§ DATA SECTION:
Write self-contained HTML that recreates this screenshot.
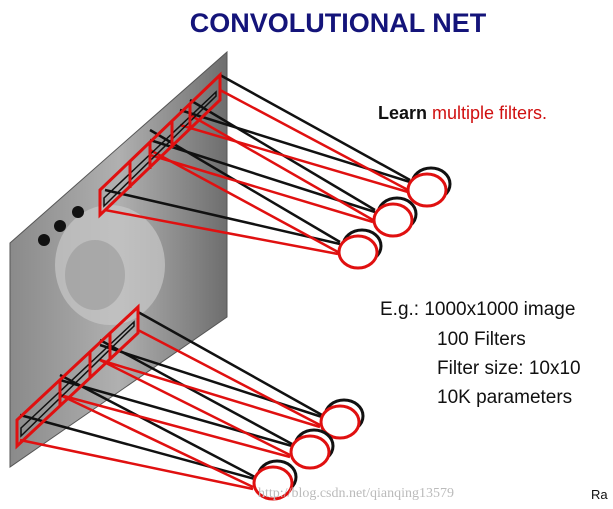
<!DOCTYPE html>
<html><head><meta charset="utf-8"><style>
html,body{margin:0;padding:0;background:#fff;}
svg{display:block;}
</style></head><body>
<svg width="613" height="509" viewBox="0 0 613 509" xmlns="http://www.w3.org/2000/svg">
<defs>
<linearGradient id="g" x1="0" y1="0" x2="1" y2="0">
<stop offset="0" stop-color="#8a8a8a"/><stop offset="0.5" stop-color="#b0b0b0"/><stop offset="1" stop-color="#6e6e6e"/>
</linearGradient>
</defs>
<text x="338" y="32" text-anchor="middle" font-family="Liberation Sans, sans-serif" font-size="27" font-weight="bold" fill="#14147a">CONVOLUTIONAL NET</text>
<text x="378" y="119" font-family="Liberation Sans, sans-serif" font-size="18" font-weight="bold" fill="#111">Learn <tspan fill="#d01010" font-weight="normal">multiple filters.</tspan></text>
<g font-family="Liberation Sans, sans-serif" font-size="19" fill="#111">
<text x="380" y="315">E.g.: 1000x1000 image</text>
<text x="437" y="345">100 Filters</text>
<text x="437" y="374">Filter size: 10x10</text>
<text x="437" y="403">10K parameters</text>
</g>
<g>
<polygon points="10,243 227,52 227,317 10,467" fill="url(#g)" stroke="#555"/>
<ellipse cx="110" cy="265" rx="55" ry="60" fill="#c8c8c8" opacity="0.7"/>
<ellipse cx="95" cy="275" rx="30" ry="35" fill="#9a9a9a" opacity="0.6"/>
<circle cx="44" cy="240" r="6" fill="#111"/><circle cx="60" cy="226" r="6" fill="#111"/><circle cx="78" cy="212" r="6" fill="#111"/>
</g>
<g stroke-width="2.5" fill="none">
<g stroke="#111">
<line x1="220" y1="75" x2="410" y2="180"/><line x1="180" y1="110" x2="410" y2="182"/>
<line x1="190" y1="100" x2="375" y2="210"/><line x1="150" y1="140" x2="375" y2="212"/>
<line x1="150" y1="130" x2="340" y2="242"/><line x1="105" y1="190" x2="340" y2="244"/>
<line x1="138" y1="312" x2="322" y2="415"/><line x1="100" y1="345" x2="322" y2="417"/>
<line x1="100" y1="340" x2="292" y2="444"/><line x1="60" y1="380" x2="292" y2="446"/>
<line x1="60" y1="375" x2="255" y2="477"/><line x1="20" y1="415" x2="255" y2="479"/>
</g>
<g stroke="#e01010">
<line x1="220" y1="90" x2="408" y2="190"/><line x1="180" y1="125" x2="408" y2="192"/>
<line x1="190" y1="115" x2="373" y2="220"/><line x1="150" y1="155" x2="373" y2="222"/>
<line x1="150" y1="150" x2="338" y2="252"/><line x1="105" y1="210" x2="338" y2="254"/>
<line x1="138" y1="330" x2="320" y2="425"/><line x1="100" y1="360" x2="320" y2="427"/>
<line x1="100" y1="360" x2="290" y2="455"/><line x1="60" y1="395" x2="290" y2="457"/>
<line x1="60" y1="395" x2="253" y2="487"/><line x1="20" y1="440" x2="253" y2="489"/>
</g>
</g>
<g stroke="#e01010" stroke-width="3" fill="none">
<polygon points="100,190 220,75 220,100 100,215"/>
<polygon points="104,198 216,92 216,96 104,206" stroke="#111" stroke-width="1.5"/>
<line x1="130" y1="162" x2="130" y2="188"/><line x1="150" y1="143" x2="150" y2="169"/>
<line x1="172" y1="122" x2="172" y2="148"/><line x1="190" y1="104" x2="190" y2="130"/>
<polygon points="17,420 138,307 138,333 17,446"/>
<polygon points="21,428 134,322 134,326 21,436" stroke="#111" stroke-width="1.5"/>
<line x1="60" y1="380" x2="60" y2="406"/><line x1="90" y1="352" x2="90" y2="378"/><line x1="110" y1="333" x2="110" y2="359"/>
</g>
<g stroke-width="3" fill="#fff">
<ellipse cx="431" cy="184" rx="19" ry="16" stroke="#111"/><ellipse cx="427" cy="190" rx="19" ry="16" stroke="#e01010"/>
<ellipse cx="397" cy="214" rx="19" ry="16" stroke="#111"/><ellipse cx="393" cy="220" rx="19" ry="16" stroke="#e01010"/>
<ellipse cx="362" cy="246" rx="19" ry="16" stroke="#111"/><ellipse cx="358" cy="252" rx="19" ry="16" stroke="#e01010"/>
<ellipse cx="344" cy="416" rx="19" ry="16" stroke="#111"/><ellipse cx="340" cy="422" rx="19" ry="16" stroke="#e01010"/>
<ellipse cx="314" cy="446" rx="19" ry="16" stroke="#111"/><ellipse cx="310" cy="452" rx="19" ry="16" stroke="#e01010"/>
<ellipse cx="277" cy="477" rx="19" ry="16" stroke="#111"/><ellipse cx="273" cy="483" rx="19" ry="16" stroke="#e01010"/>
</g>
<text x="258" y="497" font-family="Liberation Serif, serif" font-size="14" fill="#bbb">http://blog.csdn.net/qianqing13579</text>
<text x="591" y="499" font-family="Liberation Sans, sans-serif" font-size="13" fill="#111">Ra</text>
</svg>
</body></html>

==

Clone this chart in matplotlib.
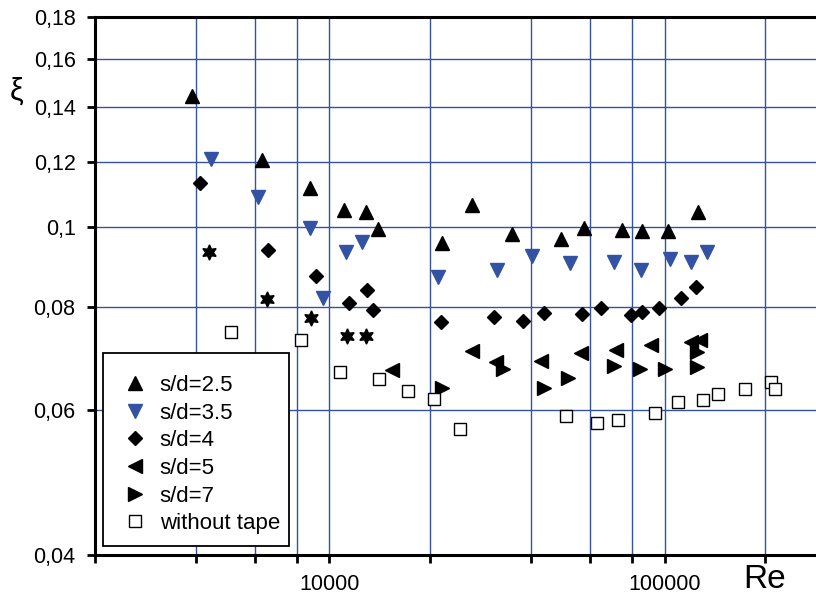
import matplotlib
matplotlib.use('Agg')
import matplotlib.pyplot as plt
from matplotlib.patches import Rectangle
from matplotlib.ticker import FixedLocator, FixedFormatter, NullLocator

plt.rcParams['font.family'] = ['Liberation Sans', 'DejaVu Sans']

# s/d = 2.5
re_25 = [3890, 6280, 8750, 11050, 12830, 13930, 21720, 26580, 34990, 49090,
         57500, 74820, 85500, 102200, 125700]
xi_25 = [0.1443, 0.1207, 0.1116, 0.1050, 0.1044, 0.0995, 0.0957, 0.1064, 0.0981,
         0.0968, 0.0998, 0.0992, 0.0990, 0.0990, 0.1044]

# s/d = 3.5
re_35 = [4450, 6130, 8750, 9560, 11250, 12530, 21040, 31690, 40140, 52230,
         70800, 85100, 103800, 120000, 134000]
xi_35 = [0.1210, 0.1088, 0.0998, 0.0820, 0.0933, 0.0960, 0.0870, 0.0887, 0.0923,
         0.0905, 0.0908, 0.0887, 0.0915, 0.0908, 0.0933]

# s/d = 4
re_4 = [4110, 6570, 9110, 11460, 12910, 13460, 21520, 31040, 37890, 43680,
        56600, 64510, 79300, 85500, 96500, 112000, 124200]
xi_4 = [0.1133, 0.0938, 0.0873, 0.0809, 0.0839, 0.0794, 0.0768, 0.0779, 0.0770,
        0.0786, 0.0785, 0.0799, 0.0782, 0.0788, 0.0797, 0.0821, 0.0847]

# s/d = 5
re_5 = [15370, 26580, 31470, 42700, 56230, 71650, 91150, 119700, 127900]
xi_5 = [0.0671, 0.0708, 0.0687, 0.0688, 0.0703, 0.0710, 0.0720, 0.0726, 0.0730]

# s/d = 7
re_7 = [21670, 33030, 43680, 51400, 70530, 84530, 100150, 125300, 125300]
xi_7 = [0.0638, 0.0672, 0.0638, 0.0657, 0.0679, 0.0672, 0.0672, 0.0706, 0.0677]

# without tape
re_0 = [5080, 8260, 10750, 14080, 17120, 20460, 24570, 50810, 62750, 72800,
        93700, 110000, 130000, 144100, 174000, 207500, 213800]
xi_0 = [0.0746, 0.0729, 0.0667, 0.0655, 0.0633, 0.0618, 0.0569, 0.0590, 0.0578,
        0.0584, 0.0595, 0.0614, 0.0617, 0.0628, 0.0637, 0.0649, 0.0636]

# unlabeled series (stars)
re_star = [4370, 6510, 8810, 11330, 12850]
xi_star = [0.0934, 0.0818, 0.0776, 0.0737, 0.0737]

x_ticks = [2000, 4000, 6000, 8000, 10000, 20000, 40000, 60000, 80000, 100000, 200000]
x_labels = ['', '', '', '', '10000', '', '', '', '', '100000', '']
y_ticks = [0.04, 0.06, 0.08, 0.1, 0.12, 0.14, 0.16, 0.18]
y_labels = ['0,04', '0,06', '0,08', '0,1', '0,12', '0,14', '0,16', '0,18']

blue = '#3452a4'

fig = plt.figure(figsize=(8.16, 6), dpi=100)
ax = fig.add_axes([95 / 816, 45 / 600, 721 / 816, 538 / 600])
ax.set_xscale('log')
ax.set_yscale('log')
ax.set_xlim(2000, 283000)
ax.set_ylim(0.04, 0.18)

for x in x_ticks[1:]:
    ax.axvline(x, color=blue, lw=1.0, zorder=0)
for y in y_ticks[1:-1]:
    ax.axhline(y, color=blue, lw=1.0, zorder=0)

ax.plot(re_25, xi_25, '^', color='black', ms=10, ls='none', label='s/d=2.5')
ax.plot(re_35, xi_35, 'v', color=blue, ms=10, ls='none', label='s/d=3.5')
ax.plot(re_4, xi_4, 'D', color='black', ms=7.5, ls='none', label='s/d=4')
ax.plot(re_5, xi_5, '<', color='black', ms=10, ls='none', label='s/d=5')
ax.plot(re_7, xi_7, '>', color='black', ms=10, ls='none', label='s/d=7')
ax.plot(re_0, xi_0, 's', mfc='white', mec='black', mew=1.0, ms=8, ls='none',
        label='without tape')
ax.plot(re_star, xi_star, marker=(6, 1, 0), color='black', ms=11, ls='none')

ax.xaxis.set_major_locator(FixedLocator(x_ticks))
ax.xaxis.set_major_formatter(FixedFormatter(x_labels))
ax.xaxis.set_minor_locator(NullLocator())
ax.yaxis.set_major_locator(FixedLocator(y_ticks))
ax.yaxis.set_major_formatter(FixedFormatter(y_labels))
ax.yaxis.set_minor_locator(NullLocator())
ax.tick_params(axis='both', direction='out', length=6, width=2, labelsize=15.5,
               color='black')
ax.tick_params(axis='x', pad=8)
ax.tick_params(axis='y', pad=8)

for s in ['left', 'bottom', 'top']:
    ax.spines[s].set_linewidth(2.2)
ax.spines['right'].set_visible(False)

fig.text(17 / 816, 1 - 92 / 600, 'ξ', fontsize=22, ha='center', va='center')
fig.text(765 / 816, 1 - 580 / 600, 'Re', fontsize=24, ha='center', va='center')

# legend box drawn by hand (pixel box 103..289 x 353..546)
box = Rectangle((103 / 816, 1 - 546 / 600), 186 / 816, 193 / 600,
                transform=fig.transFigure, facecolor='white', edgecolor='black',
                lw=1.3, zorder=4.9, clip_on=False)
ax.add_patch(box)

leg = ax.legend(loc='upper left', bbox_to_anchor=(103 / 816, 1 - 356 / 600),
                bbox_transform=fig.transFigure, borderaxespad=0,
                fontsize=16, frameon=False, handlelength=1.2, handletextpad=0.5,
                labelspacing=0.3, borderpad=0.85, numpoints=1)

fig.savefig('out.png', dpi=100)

§ REQUIRED WORK: From the records above, give again only the part that opens with the line containing "Clone this chart in matplotlib." and closes with the line containing "0.0968, 0.0998, 0.0992, 0.0990, 0.0990, 0.1044]". Keep both ends but drop the pictures.

§ TASK RESPONSE:
Clone this chart in matplotlib.
import matplotlib
matplotlib.use('Agg')
import matplotlib.pyplot as plt
from matplotlib.patches import Rectangle
from matplotlib.ticker import FixedLocator, FixedFormatter, NullLocator

plt.rcParams['font.family'] = ['Liberation Sans', 'DejaVu Sans']

# s/d = 2.5
re_25 = [3890, 6280, 8750, 11050, 12830, 13930, 21720, 26580, 34990, 49090,
         57500, 74820, 85500, 102200, 125700]
xi_25 = [0.1443, 0.1207, 0.1116, 0.1050, 0.1044, 0.0995, 0.0957, 0.1064, 0.0981,
         0.0968, 0.0998, 0.0992, 0.0990, 0.0990, 0.1044]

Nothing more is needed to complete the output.